The season just ended, so families are remembering it accurately, with specific moments and emotions intact. By July, the same season will have softened into a hazy general impression. The director who communicates in May is talking to families with vivid, recent context. The director who communicates in July is talking to families with hazy summer brain.

Summer Planning Is Starting

Families are looking at next year's calendar, the camps, the travel commitments, the costs. They're deciding whether to add or subtract activities. The youth sports program is one of the line items being evaluated. Programs that show up with strong communication during this window get factored in as worth-keeping. Programs that go quiet get reconsidered.

The Competitive Landscape Is Active

Other programs are recruiting families, holding tryouts, making their case. If your families are evaluating whether next year is the year to try something different, the alternatives are visible to them right now. The program that doesn't make its own case in May lets the alternatives make the case for moving on.

What to Communicate Now

Three specific communications can meaningfully shape the May evaluation, and all three are doable in the next four weeks.

The End-of-Season Family Note

A short, written communication from the director or head coach to each family, capturing what their athlete grew in over the season. Generic "great season everyone" messages don't move the ledger. What works is a specific note about the individual kid: what dimension of growth showed up, what the program saw, what's notable about where this athlete is now compared to where they started. Coaches who write twelve of these notes per team, in the next two weeks, do more renewal work than any marketing email the program will send in July.

The Season Recap That Names the Development

The traditional season recap is a results document. Wins, losses, tournament finishes, MVP awards. The version that lands in May is the same recap with character and growth dimensions woven in. The team that learned to handle adversity. The athletes who became leaders. The kids who grew in confidence in ways the staff watched happen. Recap communications that include this language give families a vocabulary to use when they're talking to each other about the season.

The Direct Invitation to Next Year

Most programs default to a generic registration email when next-season communication starts. The version that works in May is more personal: a specific invitation that names the family, references something about their athlete, and explicitly says "we want them back." Families weighing the renewal decision register this kind of communication as evidence the program actually values them, which shifts the ledger more than a discount code would.

These three communications cost almost nothing in time or budget.
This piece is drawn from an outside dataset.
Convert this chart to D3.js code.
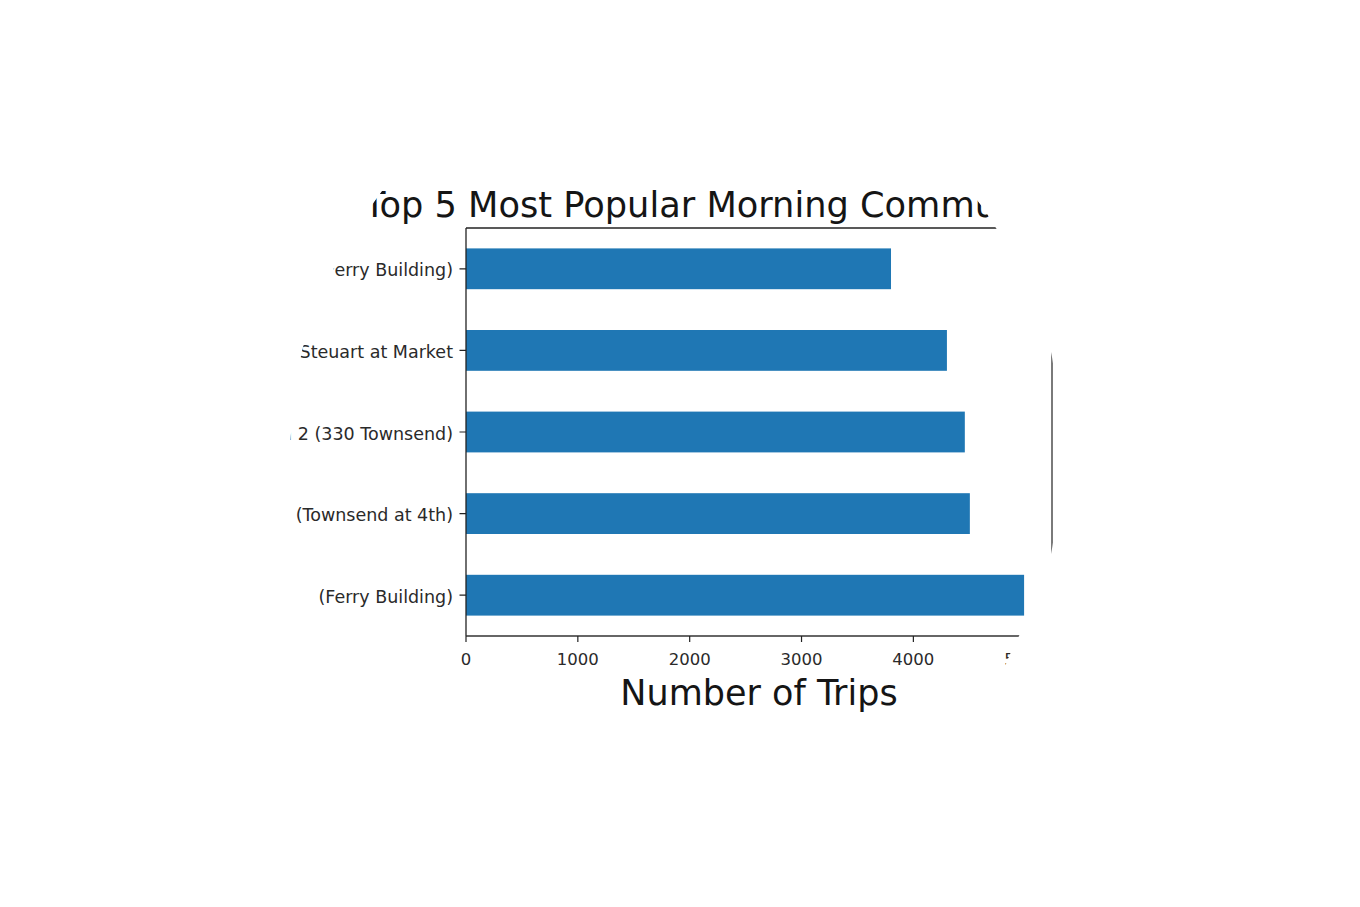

They give the program a real chance to participate in the evaluation that's already happening, instead of waiting for July to see what families decided in May.

The Renewal Window

The renewal decision is being made now. The director who treats next season's communication as a July problem is missing the window when families are actually deciding. The director who treats it as a May problem is shaping the decision before it gets locked in.

Whole-athlete growth is the strongest case any program has to make in this window. Performance gives families a thin ledger. Development, communicated specifically and personally, gives them a thick one. When the benefit side of the ledger is full of real, specific growth their kid demonstrated this season, the cost side stops winning by default.

That's the evaluation worth shaping this May.